A heuristic method for the set covering problem

We present a Lagrangian-based heuristic for the well-known Set Covering Problem (SCP). The algorithm was initially designed for solving very large scale SCP instances, involving up to 5,000 rows and 1,000,000 columns, arising from crew scheduling in the Italian Railway Company, Ferrovie dello State SpA. In 1994 Ferrovie dello State SpA, jointly with the Italian Operational Research Society, organized a competition, called FASTER, intended to promote the development of algorithms capable of producing good solutions for these instances, since the classical approaches meet with considerable difficulties in tackling them. The main characteristics of the algorithm we propose are (1) a dynamic pricing scheme for the variables, akin to that used for solving large-scale LPs, to be coupled with subgradient optimization and greedy algorithms, and (2) the systematic use of column fixing to obtain improved solutions. Moreover, we propose a number of improvements on the standard way of defining the step-size and the ascent direction within the subgradient optimization procedure, and the scores within the greedy algorithms.
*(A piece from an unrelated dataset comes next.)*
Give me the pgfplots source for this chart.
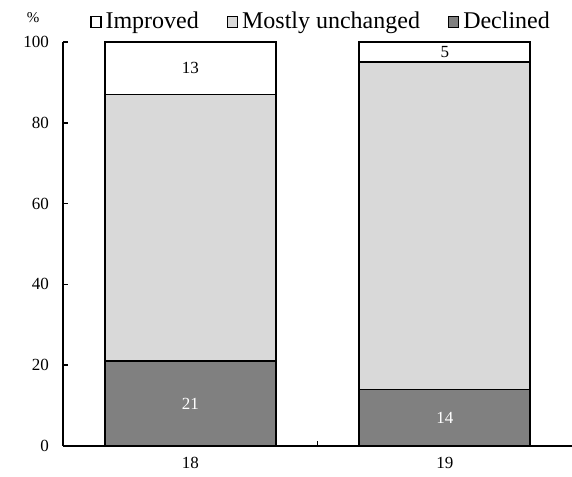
\documentclass[border=0pt]{standalone}
\usepackage{fontspec}
\setmainfont{Liberation Serif}
\usepackage{pgfplots}
\pgfplotsset{compat=1.18}
\definecolor{declined}{HTML}{808080}
\definecolor{unchanged}{HTML}{D9D9D9}
\begin{document}
\begin{tikzpicture}
\useasboundingbox (-31.5pt,-15pt) rectangle (254.5pt,223pt);
\begin{axis}[
  scale only axis, width=254.5pt, height=202pt,
  at={(0,0)}, anchor=south west,
  ybar stacked, bar width=85.5pt,
  xmin=-0.5, xmax=1.5, ymin=0, ymax=100,
  axis x line*=bottom, axis y line*=left,
  axis line style={line width=0.9pt, -},
  xtick={0.5}, xticklabels={},
  extra x ticks={0,1}, extra x tick labels={18,19},
  extra x tick style={major tick length=0pt, xticklabel style={yshift=-2pt}},
  xtick pos=bottom, ytick pos=left,
  ytick={0,20,...,100},
  yticklabel style={xshift=-3.5pt},
  tick align=inside,
  major tick length=2.5pt,
  tick style={line width=0.8pt, black},
  /pgf/number format/assume math mode=true,
  tick label style={font=\fontsize{8.5}{10}\selectfont},
  reverse legend,
  legend style={draw=none, legend columns=3, at={(rel axis cs:0.053,1.0495)}, anchor=west,
    font=\fontsize{12}{14}\selectfont, inner sep=0pt,
    /tikz/every even column/.append style={column sep=12pt}},
  legend image code/.code={\draw[#1, line width=0.6pt, draw=black] (0pt,-2.75pt) rectangle (5pt,2.75pt);},
  every axis plot/.append style={draw=black, line width=0.9pt},
]
\addplot[fill=declined] coordinates {(0,21) (1,14)};
\addlegendentry{Declined}
\addplot[fill=unchanged] coordinates {(0,66) (1,81)};
\addlegendentry{Mostly unchanged}
\addplot[fill=white] coordinates {(0,13) (1,5)};
\addlegendentry{Improved}
\end{axis}
% data labels at the middle of each labelled segment
\begin{axis}[
  scale only axis, width=254.5pt, height=202pt,
  at={(0,0)}, anchor=south west,
  xmin=-0.5, xmax=1.5, ymin=0, ymax=100,
  hide axis,
]
\addplot[draw=none, mark=none, nodes near coords, point meta=explicit symbolic,
  every node near coord/.append style={anchor=center, text=white, font=\fontsize{8.5}{10}\selectfont}]
  coordinates {(0,10.5) [21] (1,7) [14]};
\addplot[draw=none, mark=none, nodes near coords, point meta=explicit symbolic,
  every node near coord/.append style={anchor=center, text=black, font=\fontsize{8.5}{10}\selectfont}]
  coordinates {(0,93.5) [13] (1,97.5) [5]};
\end{axis}
\node[font=\fontsize{7.5}{9}\selectfont] at (-15pt,214pt) {\%};
\end{tikzpicture}
\end{document}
Finally, an effective refining procedure is proposed. Our code won the first prize in the FASTER competition, giving the best solution value for all the proposed instances. The algorithm was also tested on the test instances from the literature: in 92 out of the 94 instances in our test bed we found, within short computing time, the optimal (or the best known) solution. Moreover, among the 18 instances for which the optimum is not known, in 6 cases our solution is better than any other solution found by previous techniques.